11. Wrong Algorithm Choice

Choosing the wrong algorithm for your data can lead to poor results. For example, using linear regression for a problem that has non-linear relationships won’t work well.

The best approach is to start with a baseline model (like linear or logistic regression) and then experiment with more advanced algorithms such as random forests, XGBoost, or support vector machines.


12. Hyperparameter Tuning

Every algorithm has settings, called hyperparameters, that control how it learns. If they are not tuned properly, the model may underperform.

You can use Hyperparameter Tuning techniques like Grid Search, Random Search, or Bayesian Optimization combined with cross-validation to find the best settings.


13. Wrong Evaluation Metric

Accuracy is the most common metric, but it can be misleading.
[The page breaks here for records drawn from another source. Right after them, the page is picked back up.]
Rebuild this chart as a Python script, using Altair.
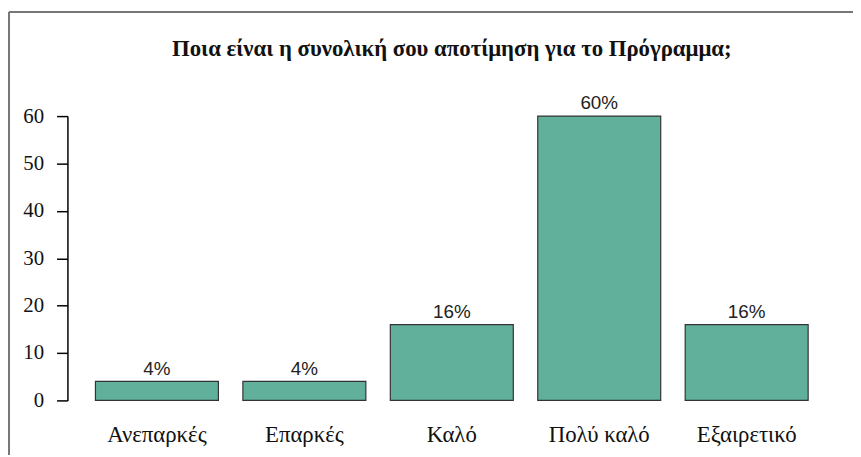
import altair as alt
import pandas as pd

categories = ["Ανεπαρκές", "Επαρκές", "Καλό", "Πολύ καλό", "Εξαιρετικό"]
values = [4, 4, 16, 60, 16]
labels = ["4%", "4%", "16%", "60%", "16%"]
y_ticks = [0, 10, 20, 30, 40, 50, 60]
title_text = ["Ποια είναι η συνολική σου αποτίμηση για το Πρόγραμμα;"]

df = pd.DataFrame({"cat": categories, "val": values, "lab": labels})
tdf = pd.DataFrame({"t": title_text})

W, H = 776, 287
PL, PT, PB = 60, 107, 55
PR = 853 - PL - W

x = alt.X("cat:N", sort=categories, title=None,
          scale=alt.Scale(paddingInner=0.166, paddingOuter=0.19),
          axis=alt.Axis(labelAngle=0, ticks=False, domain=False, labelPadding=23,
                        labelFont="Liberation Serif", labelFontSize=23, labelColor="#111"))
y = alt.Y("val:Q", title=None,
          scale=alt.Scale(domain=[0, 60], nice=False),
          axis=alt.Axis(values=y_ticks, grid=False, domainColor="#000", tickColor="#000",
                        tickSize=11, tickWidth=1.5, domainWidth=1.5, labelPadding=13,
                        labelFont="Liberation Serif", labelFontSize=21, labelColor="#111"))

bars = alt.Chart(df).mark_bar(color="#60B09C", stroke="#333", strokeWidth=1.2).encode(x=x, y=y)
text = alt.Chart(df).mark_text(baseline="alphabetic", dy=-7, font="Liberation Sans",
                               fontSize=19, color="#222").encode(
    x=alt.X("cat:N", sort=categories), y="val:Q", text="lab:N")

title = alt.Chart(tdf).mark_text(font="Liberation Serif", fontSize=23, fontWeight="bold",
                                 color="#111", baseline="middle", align="center").encode(
    x=alt.value(W / 2), y=alt.value(-68), text="t:N")

frame_top = alt.Chart(df).mark_rule(color="#777", strokeWidth=2).encode(
    x=alt.value(-59), x2=alt.value(W + PR), y=alt.value(-105))
frame_left = alt.Chart(df).mark_rule(color="#777", strokeWidth=2).encode(
    x=alt.value(-59), y=alt.value(-105), y2=alt.value(H + PB))

chart = alt.layer(frame_top, frame_left, bars, text, title).properties(
    width=W, height=H,
    autosize=alt.AutoSizeParams(type="none"),
    padding={"left": PL, "top": PT, "right": PR, "bottom": PB},
    background="white",
).configure_view(stroke=None)

chart.save("out.html", embed_options={"renderer": "svg", "actions": False})
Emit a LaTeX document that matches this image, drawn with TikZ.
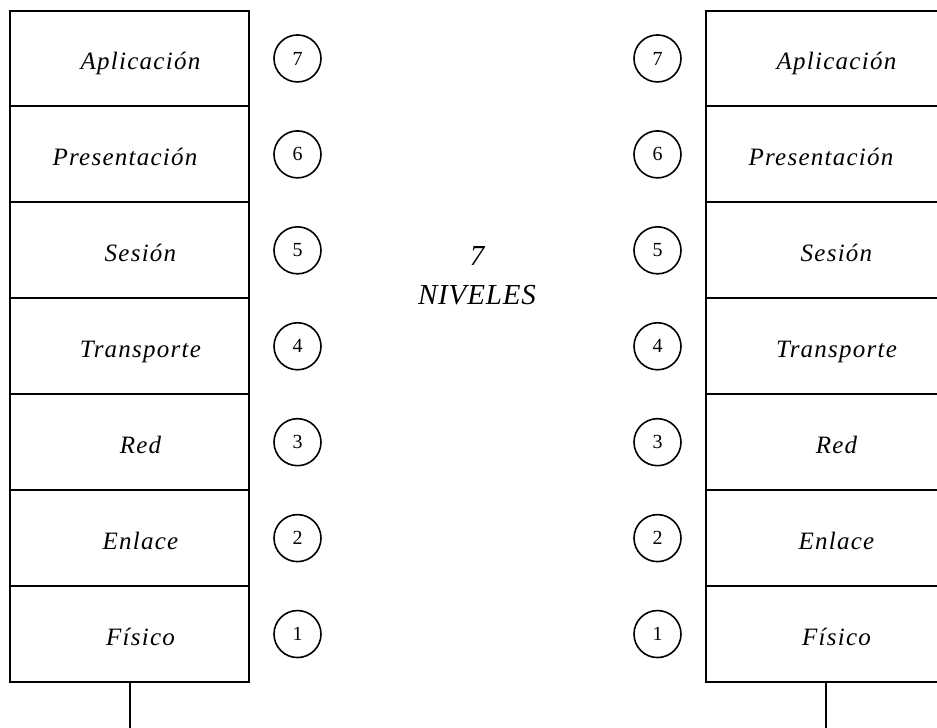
\documentclass[tikz,border=0pt]{standalone}
\usepackage{fontspec}
\setmainfont{Liberation Serif}
\newfontfamily\layerfont[LetterSpace=5]{Liberation Serif}
\newfontfamily\titlefont[LetterSpace=3]{Liberation Serif}
\begin{document}
\begin{tikzpicture}[x=1pt,y=-1pt,
  layer/.style={draw, line width=2pt, minimum width=239pt, minimum height=95.93pt,
    inner sep=0pt, text height=23pt, text depth=0pt,
    font=\layerfont\itshape\fontsize{25}{28}\selectfont},
  num/.style={draw, circle, line width=1.6pt, minimum size=47pt, inner sep=0pt,
    font=\fontsize{20}{22}\selectfont},
  stem/.style={line width=2pt},
  title/.style={align=center, font=\titlefont\itshape\fontsize{29}{39}\selectfont}]
  \useasboundingbox (0,0) rectangle (937,728);
  \clip (0,0) rectangle (937,728);
  % two protocol stacks, layer 7 on top
  \foreach \n/\t/\o in {7/Aplicación/22, 6/Presentación/-9, 5/Sesión/22,
      4/Transporte/22, 3/Red/22, 2/Enlace/22, 1/Físico/22} {
    \pgfmathsetmacro{\yy}{10.5+95.93*(7-\n+0.5)}
    \node[layer] (L\n) at (129.5,\yy) {\hspace*{\o pt}\t};
    \node[layer] (R\n) at (825.5,\yy) {\hspace*{\o pt}\t};
    \node[num] (cL\n) at (297.5,\yy) {\n};
    \node[num] (cR\n) at (657.5,\yy) {\n};
  }
  % links below the physical layer
  \coordinate (lb) at (129.5,728);
  \coordinate (rb) at (825.5,728);
  \draw[stem] (L1.south) -- (lb);
  \draw[stem] (R1.south) -- (rb);
  \node[title] (t) at (477,276) {7\\NIVELES};
\end{tikzpicture}
\end{document}
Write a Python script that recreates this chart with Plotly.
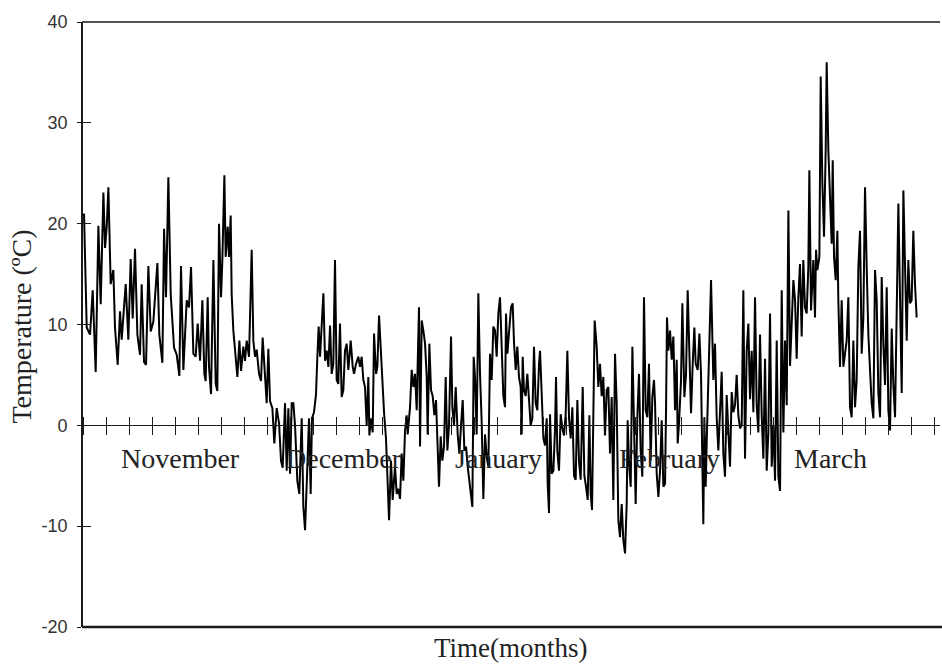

For example, in fraud detection, predicting “no fraud” 100% of the time could still give you high accuracy.

Pick the right metric: Precision, Recall, F1-score, or AUC for imbalanced classification, and RMSE, MAE, or R² for regression problems.


14. Scalability Issues

When datasets grow very large, training can take hours or even days, and sometimes models won’t even fit into memory.

To handle this, use distributed frameworks like Apache Spark MLlib or Dask, optimize your code, and reduce unnecessary features.


15. Concept Drift

Real-world data changes over time. A model trained on old data might not perform well on new patterns—for example, customer preferences in e-commerce.
The solution is to regularly monitor your model’s performance and retrain it with fresh data. Online learning methods can also help models adapt continuously.


Final Thoughts

Machine learning is powerful, but model building comes with many challenges. From data quality issues and imbalanced datasets to lag features in time series and concept drift, every step requires careful handling.

The good news is that most of these problems have solutions: clean data, proper feature engineering, the right algorithm, and continuous monitoring.

Remember: Building a good ML model is not about picking the “fanciest” algorithm—it’s about solving these practical challenges step by step.